Para o PSB, o decreto é incompatível com o sistema de proteção constitucional ao meio ambiente, na medida em que busca formalizar e incentivar práticas ilegais, que resultam em retrocesso em matéria ambiental. Além disso, o afrouxamento das regras pode impedir a detecção de diversas ilegalidades que envolvem o processo de mineração, como a extração de minérios em terras indígenas, em unidades de conservação ou fora de limites geográficos autorizados.

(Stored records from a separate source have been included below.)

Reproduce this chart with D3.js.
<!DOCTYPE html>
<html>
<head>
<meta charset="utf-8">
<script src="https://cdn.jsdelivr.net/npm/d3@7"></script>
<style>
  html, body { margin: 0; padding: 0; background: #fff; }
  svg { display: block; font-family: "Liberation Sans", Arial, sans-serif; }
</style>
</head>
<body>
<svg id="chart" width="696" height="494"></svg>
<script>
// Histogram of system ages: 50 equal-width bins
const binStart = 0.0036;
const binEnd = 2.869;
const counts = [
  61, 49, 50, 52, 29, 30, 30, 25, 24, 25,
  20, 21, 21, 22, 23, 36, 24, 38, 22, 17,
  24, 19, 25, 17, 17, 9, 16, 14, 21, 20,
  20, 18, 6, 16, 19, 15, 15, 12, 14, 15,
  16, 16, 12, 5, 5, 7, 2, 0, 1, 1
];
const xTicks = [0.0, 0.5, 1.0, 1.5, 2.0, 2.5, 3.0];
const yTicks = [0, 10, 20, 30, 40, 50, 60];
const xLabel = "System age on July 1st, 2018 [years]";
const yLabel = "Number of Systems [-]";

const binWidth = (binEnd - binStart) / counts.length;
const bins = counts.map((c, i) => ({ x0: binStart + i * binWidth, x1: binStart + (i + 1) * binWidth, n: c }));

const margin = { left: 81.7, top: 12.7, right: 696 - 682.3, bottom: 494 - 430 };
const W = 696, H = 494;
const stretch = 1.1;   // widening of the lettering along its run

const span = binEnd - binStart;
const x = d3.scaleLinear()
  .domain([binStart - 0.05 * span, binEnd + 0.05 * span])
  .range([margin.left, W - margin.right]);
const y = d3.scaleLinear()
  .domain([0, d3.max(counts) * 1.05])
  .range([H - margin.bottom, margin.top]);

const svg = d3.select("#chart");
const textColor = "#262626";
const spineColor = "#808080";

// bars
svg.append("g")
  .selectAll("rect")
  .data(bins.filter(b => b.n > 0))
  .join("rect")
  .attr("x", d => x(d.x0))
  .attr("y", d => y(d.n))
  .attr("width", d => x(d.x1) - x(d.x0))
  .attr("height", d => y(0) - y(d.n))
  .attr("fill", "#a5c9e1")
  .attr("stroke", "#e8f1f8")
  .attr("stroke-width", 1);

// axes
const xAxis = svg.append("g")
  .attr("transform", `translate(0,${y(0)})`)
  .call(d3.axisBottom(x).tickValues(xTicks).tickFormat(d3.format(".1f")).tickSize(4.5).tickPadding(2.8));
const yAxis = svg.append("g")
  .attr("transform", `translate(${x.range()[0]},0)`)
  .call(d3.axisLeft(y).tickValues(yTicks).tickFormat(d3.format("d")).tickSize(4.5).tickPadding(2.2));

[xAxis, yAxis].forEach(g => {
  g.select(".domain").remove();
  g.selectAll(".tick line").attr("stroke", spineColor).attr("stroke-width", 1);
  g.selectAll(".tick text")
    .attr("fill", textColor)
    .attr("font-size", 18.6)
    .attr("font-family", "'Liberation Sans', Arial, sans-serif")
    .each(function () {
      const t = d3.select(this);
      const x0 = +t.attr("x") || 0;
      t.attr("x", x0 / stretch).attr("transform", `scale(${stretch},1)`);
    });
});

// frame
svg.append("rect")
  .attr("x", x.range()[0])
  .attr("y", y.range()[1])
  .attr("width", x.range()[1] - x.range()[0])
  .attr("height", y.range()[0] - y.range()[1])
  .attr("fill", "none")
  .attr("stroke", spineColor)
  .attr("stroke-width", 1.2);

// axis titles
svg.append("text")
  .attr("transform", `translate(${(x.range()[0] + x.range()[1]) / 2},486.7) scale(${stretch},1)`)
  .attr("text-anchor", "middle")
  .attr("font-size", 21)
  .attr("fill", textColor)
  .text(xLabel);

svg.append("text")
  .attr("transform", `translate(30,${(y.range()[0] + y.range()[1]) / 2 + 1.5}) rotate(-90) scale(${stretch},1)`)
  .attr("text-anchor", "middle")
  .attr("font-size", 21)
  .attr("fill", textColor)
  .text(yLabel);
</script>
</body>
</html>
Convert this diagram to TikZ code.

Na ação do PSB, a Procuradoria-Geral da República (PGR) se manifestou pela improcedência do pedido. No documento anexado nos autos e assinado pelo PGR, Augusto Aras, “não há fragilização da proteção ambiental, pois os atos impugnados não dispensam ou adotam critérios menos rígidos para o licenciamento ambiental e não afastam o controle regulatório da ANM [Agência Nacional de Mineração] e a fiscalização competente dos órgãos federais, estaduais ou municipais, como o Ibama, o ICMBio, a Funai, a Força Nacional de Segurança, Ministérios Públicos, além de outras entidades da sociedade civil”.
A Advocacia-Geral da União (AGU) também se posicionou pela rejeição da ação e do pedido.
Investida contra o garimpo ilegal
O PV também ingressou no STF com a ADI 7.345, que questiona trecho da Lei Federal 12.844/2013 que trata de regras aplicáveis às Distribuidoras de Títulos e Valores Mobiliários (DTVMS) referentes à regularidade da aquisição de ouro produzido em áreas de garimpo.
De acordo com o partido, a lei federal reduz as responsabilidades das DTVMS por irregularidades referentes à origem do ouro da Amazônia, ao possibilitar que as distribuidoras comprem o metal com base no princípio da boa-fé, ou seja, utilizando exclusivamente informações prestadas pelos vendedores.
Para o PV, a medida possibilita o comércio ilegal de ouro na região porque dispensa mecanismos mais rígidos de fiscalização da atividade. Essa ação está sob a relatoria do ministro Gilmar Mendes e foi apensada na ADI 7273, de autoria do PSB.